How the Little Free Library Became Hugely Influential
One guy's single spark of inspiration led to a global movement of book-sharing that has expanded far beyond its modest goals. Seven years after the first tiny schoolhouse went up on a post, Little Free Libraries are everywhere.
In an era where there’s always something new to read on a smartphone or laptop, the Little Free Library concept seems kind of antiquated.
But the movement—and the nonprofit that helped build it—has grown like a weed, and it has its roots in a very modern recession-era tale. In 2009, Wisconsinite Todd Bol lost his job and had a lot of time on his hands. He got the idea to build a tiny replica of a wooden schoolhouse, which he mounted in his front yard and filled with books, free for the taking.

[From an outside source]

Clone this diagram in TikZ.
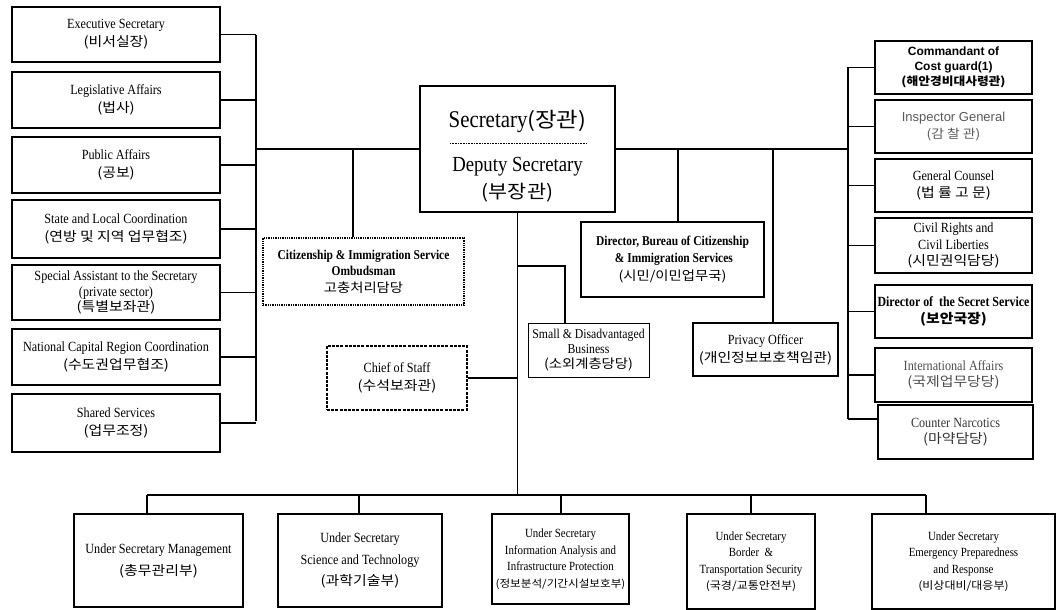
\documentclass[tikz,border=0pt]{standalone}
\usepackage{fontspec}
\setmainfont{Liberation Serif}[FakeStretch=0.87, BoldFeatures={FakeStretch=0.85}]
\newfontfamily\krf{Noto Sans CJK KR}[Scale=0.95, FakeStretch=1.12]
\newfontfamily\arf{Liberation Sans}
\newcommand\K[1]{{\krf #1}}
\newcommand\KS[2]{{\krf\fontsize{#1}{16.5}\selectfont #2}}
\begin{document}
\begin{tikzpicture}[x=1pt,y=-1pt,
  box/.style={draw, line width=1.2pt, align=center, inner sep=0pt, font=\fontsize{14}{18}\selectfont},
  sbox/.style={box, font=\fontsize{14}{15.5}\selectfont},
  rbox/.style={box, font=\fontsize{14}{16.5}\selectfont},
  ubox/.style={box, font=\fontsize{14}{22}\selectfont},
  uboxs/.style={box, font=\fontsize{12.5}{16.5}\selectfont},
  dotbox/.style={box, line width=1.3pt, densely dotted},
  dashbox/.style={box, line width=1.3pt, dash pattern=on 3pt off 1.2pt},
  wire/.style={line width=1.4pt},
  gtxt/.style={text=black!70}]
\useasboundingbox (0,0) rectangle (1058,610);

% left column
\node[box, minimum width=208pt, minimum height=55pt] (exec) at (116,34.5) {Executive Secretary\\\K{(비서실장)}};
\node[box, minimum width=208pt, minimum height=56pt] (legis) at (116,100) {Legislative Affairs\\\K{(법사)}};
\node[box, minimum width=208pt, minimum height=56pt] (pub) at (116,165) {Public Affairs\\\K{(공보)}};
\node[box, minimum width=208pt, minimum height=58pt] (state) at (116,229) {State and Local Coordination\\\K{(연방 및 지역 업무협조)}};
\node[sbox, minimum width=208pt, minimum height=55pt] (spec) at (116,292.5) {Special Assistant to the Secretary\\(private sector)\\\K{(특별보좌관)}};
\node[box, minimum width=208pt, minimum height=56pt] (ncr) at (116,357) {National Capital Region Coordination\\\K{(수도권업무협조)}};
\node[box, minimum width=208pt, minimum height=58pt] (shared) at (116,423) {Shared Services\\\K{(업무조정)}};

% secretary
\node[draw, line width=1.2pt, minimum width=195pt, minimum height=126pt, inner sep=0pt] (sec) at (517.5,149) {};
\node[font=\fontsize{24}{26}\selectfont, inner sep=0pt] (secA) at (517.5,121) {Secretary{\krf\fontsize{22}{26}\selectfont(장관)}};
\node[font=\fontsize{21.5}{24}\selectfont, inner sep=0pt] (secB) at (517.5,167) {Deputy Secretary};
\node[font=\fontsize{19.5}{24}\selectfont, inner sep=0pt] (secC) at (517.5,193) {\K{(부장관)}};
\draw[line width=0.4pt, dash pattern=on 1pt off 0.6pt] (450,143) -- (587,143);

% right column
\node[box, minimum width=157pt, minimum height=53pt, font=\arf\bfseries\fontsize{12}{15}\selectfont] (cmd) at (953.5,67.5) {Commandant of\\ Cost guard(1)\\\K{(해안경비대사령관)}};
\node[box, minimum width=157pt, minimum height=53pt, font=\arf\fontsize{13}{17}\selectfont, text=black!65] (insp) at (953.5,126.5) {Inspector General\\\K{(감 찰 관)}};
\node[rbox, minimum width=157pt, minimum height=53pt] (gc) at (953.5,185.5) {General Counsel\\\K{(법 률 고 문)}};
\node[rbox, minimum width=157pt, minimum height=55pt] (civ) at (953.5,245.5) {Civil Rights and\\Civil Liberties\\\K{(시민권익담당)}};
\node[rbox, minimum width=157pt, minimum height=53pt, font=\bfseries\fontsize{14}{17.5}\selectfont] (ss) at (953.5,311.5) {Director of \ the Secret Service\\\K{(보안국장)}};
\node[rbox, minimum width=157pt, minimum height=54pt, gtxt] (intl) at (953.5,375) {International Affairs\\\K{(국제업무당당)}};
\node[rbox, minimum width=155pt, minimum height=54pt, text=black!80] (cn) at (955.5,432) {Counter Narcotics\\\K{(마약담당)}};

% middle boxes
\node[dotbox, minimum width=201pt, minimum height=67pt, font=\bfseries\fontsize{13.5}{16.5}\selectfont] (omb) at (363.5,271.5) {Citizenship \& Immigration Service\\Ombudsman\\\K{\mdseries 고충처리담당}};
\node[box, minimum width=183pt, minimum height=75pt, font=\bfseries\fontsize{13.5}{17.5}\selectfont] (dir) at (672.5,259.5) {Director, Bureau of Citizenship\\\ \& Immigration Services\\\K{\mdseries (시민/이민업무국)}};
\node[sbox, line width=1pt, minimum width=121pt, minimum height=54pt, font=\fontsize{13.5}{15}\selectfont] (small) at (588.5,350) {Small \& Disadvantaged\\Business\\\K{(소외계층당당)}};
\node[box, minimum width=145pt, minimum height=53pt] (priv) at (765.5,349.5) {Privacy Officer\\\K{(개인정보보호책임관)}};
\node[dashbox, minimum width=140pt, minimum height=64pt] (chief) at (397,378) {Chief of Staff\\\K{(수석보좌관)}};

% bottom row
\node[ubox, minimum width=169pt, minimum height=93pt] (us1) at (158.5,560.5) {Under Secretary Management\\\K{(총무관리부)}};
\node[ubox, minimum width=164pt, minimum height=93pt, font=\fontsize{14}{21.5}\selectfont] (us2) at (360,560.5) {Under Secretary\\Science and Technology\\\K{(과학기술부)}};
\node[uboxs, minimum width=137pt, minimum height=90pt] (us3) at (560.5,559) {Under Secretary\\Information Analysis and\\Infrastructure Protection\\\KS{10.9}{(정보분석/기간시설보호부)}};
\node[uboxs, minimum width=128pt, minimum height=95pt] (us4) at (751,561.5) {Under Secretary\\Border \ \&\\Transportation Security\\\KS{11.3}{(국경/교통안전부)}};
\node[uboxs, minimum width=183pt, minimum height=95pt] (us5) at (963.5,561.5) {Under Secretary\\Emergency Preparedness\\and Response\\\KS{11.3}{(비상대비/대응부)}};

% left bus
\coordinate (lbt) at (256,35);
\coordinate (lbb) at (256,421);
\coordinate (lh) at (256,149);
\draw[wire] (lbt) -- (lbb);
\foreach \n in {exec,legis,pub,state,spec,ncr,shared}
  \draw[wire] (\n.east) -- (\n.east -| lbt);
\draw[wire] (lh) -- (sec.west);

% right bus
\coordinate (rbt) at (848,67.5);
\coordinate (rbb) at (848,419);
\coordinate (rh) at (848,149);
\coordinate (cnin) at (878,419);
\draw[wire] (rbt) -- (rbb);
\draw[wire] (sec.east) -- (rh);
\foreach \n in {cmd,insp,gc,civ,ss,intl}
  \draw[wire] (\n.west -| rbt) -- (\n.west);
\draw[wire] (rbb) -- (cnin);

% drops from the main line
\coordinate (o1) at (353,149);
\draw[wire] (o1) -- (o1 |- omb.north);
\coordinate (d1) at (678,149);
\draw[wire] (d1) -- (d1 |- dir.north);
\coordinate (p1) at (773,149);
\draw[wire] (p1) -- (p1 |- priv.north);

% trunk
\coordinate (tb) at (517.5,495);
\draw[wire] (sec.south) -- (tb);
\coordinate (s1) at (517.5,266);
\coordinate (s2) at (565,266);
\draw[wire] (s1) -- (s2) -- (s2 |- small.north);
\draw[wire] (chief.east) -- (chief.east -| tb);

% bottom bus
\coordinate (b1) at (147,495);
\coordinate (b2) at (359,495);
\coordinate (b3) at (561,495);
\coordinate (b4) at (751,495);
\coordinate (b5) at (926,495);
\draw[wire] (b1) -- (b5);
\draw[wire] (b1) -- (b1 |- us1.north);
\draw[wire] (b2) -- (b2 |- us2.north);
\draw[wire] (b3) -- (b3 |- us3.north);
\draw[wire] (b4) -- (b4 |- us4.north);
\draw[wire] (b5) -- (b5 |- us5.north);
\end{tikzpicture}
\end{document}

People responded quickly to Bol’s idea.
“When I saw how people responded to the Little Free Library, my next question was: Would more people respond to it? Is this just a fluke of nature? Is it something in the air? Is it springtime?” Bol said of his early experiences, according to the Utne Reader. “As with most ideas, when you think you’ve got a decent one, what you have to say to yourself is, ‘How do I test this out?’”
Soon enough, Bol’s little idea was a major success, and, with the help of community sustainability expert Rick Brooks, he turned it into a nonprofit organization.
That decision launched a big movement. There are now 40,000 Little Free Libraries around the world, many in the United States, and some in places as far-flung as Armenia.
“Little Free Libraries have struck a chord internationally, because they celebrate reading, community, and creativity,” spokeswoman Margret Aldrich told The Post and Courier last month. “It’s truly become a global movement that welcomes everyone to be a part of it, whether you have a Little Free Library of your own or frequent one in your neighborhood.”
Dealing with red tape
But like every success story, this one comes with a few bumps in the road. In recent years, the movement has faced some regulatory challenges, most notably in 2014, when the city of Leawood, Kansas, forced 9-year-old Little Free Library owner Spencer Collins to take down his library, saying it violated a city ordinance prohibiting structures in front yards. The city council eventually relented in the face of negative media attention.
Collins isn’t the only one who has been challenged, but fortunately Little Free Libraries have some prominent voices among their defenders. Last year, popular Atlantic writer Conor Friedersdorf argued that “small-mindedness, inflexibility, and lack of common sense” has led local regulators to attempt to ban the structures.
For its part, Little Free Library responded to the Collins controversy by writing up a detailed blog post about zoning regulations and homeowners’ associations.
“We have found that City Council members, HOAs, and neighbors (even the grumpy ones) are all just people who can learn to love Little Libraries if you’re willing to work with them,” the nonprofit’s Megan Hanson wrote.
An Expanding Scale
Bol is still at the center of the movement as the executive director of the organization, which has helped to distribute more than 60 million books to readers around the world.
While the movement remains community-driven, the organization has a significant staff working on getting more tiny libraries into neighborhoods. Bol, who has done TED Talks about his little big idea, remains idealistic about its potential.
“We are a connector and a motivator of reading. We help spark a primal instinct in us, we have to be connected,” Bol told the Detroit Free Press in January. “It’s a better side of us. It’s a great side of ‘we’ … it’s bringing us back to our roots of who we are.”